We do not need to worry about the fact that ‘active forward and anticipatory self-defence’ has no precedent in international law, or that the ‘liberal intervention’ in Afghanistan began with an act of international terrorism against the Afghan people, designed to punish Afghans ‘until they get their leadership changed’, in the words of British Admiral Sir Michael Boyce.

It is an educational experience to see commentators explain the gap between the rhetoric of leadership and the realities of state policy.

Jonathan Freedland cites director of Chatham House Robin Niblett who ‘recalls how, during the cold war, regimes in Africa, Asia or Latin America won western backing as they fought off local, domestically motivated rebels simply by casting their opponents as part of “the global Communist foe”.’ Somehow, another generation of ingenious leaders have managed to exploit what Niblett calls the ‘9/11 mindset’ to ensure ‘the west fell for the same trick all over again.’

Freedland adds that Gaddafi was ‘playing the same game’ by ‘persuading British intelligence to become complicit in his torture of dissidents’. The truth is slightly different, as we can read elsewhere in the Guardian that ‘the British went much further than being merely complicit, and were directly involved in rendition to a country where the victim could expect to be tortured.’

The evidence that the UK actively participated in the rendition of individuals as an aspect of policy, as well as supported the US program, is now too serious to be easily discarded, or so one would think.

Exporting the democratic deficit

The conventional understanding of the US role in the world was well articulated by John Mearsheimer, R. Wendell Harrison Distinguished Service Professor of Political Science at the University of Chicago. Mearsheimer notes how Charles Krauthammer and Francis Fukuyama’s vision of the future was a United States that ‘should take the lead in bringing democracy to less developed countries the world over.’

‘US grand strategy has followed this basic prescription for the past twenty years,” he writes, although curiously, the results have been ‘disastrous’. In the UK, Conservative politician Rory Stewart, whose support for the Iraq war did not prevent him attaining a position at Harvard University’s apparently sincerely-titled Carr Center for Human Rights Policy, writes that it is ‘our sense of moral obligation, those fears about rogue states, failed states, regions and our own credibility, which threaten to make this decade again a decade of over-intervention.’

Or there could be other factors that determine whether the United States and its allies decide to attack and destroy a given political system.

In the UK, examining these factors might begin with a recent publication by the independent research organisation Democratic Audit, which found ‘corporate and financial dominance of Britain’s democracy’ has created a gaping democratic deficit. The authors note:

‘Instead of the public sphere constituting a separate life domain, with its distinctive values, relationships and ways of operating, it has become an extension of the private market, permeated by the market’s logic and interests. Instead of popular control we have subordination to an oligarchy of the wealthy and economically powerful. Instead of everyone counting for one, we have the easy purchase of political influence and the well-oiled revolving door between government and the corporate sector.’
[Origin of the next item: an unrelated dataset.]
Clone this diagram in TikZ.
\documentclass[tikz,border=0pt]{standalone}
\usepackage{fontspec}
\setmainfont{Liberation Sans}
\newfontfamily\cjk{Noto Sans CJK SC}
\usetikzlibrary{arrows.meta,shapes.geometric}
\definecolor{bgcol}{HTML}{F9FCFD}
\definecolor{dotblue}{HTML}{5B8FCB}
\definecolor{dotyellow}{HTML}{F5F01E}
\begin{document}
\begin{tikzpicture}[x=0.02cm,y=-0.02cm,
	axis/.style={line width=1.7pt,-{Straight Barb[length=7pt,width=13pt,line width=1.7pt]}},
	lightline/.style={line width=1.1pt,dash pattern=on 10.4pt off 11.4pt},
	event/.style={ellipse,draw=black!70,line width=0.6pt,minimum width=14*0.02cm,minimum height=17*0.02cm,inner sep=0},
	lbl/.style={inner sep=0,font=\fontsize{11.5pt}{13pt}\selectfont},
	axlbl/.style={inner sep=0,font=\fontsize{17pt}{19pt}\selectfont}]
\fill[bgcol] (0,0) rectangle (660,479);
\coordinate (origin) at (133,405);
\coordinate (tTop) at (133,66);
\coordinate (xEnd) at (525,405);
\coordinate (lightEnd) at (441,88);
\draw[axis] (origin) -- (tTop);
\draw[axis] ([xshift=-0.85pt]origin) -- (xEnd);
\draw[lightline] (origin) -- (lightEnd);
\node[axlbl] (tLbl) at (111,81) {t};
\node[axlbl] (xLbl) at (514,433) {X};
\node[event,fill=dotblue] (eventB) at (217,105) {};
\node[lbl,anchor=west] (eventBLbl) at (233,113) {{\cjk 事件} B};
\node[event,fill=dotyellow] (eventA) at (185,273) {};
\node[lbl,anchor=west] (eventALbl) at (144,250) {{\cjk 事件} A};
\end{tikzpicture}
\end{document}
However, it is unreasonable to suggest that concentrations of socio-economic power have a larger bearing on foreign policy decisions than ‘our sense of moral obligation’ or a public pronouncement to bring ‘democracy to less developed countries the world over.’

In either case, US and UK governments have acted in ways that have sought to increase their influence in key strategic regions of the world, benefit groups of domestic elites and subsequently impoverish, endanger and repress sectors of their own societies.

Honouring the victims of 9/11, and closing the democratic deficit, will require the bringing to justice of those who engage in acts of international terrorism, a task that begins at home.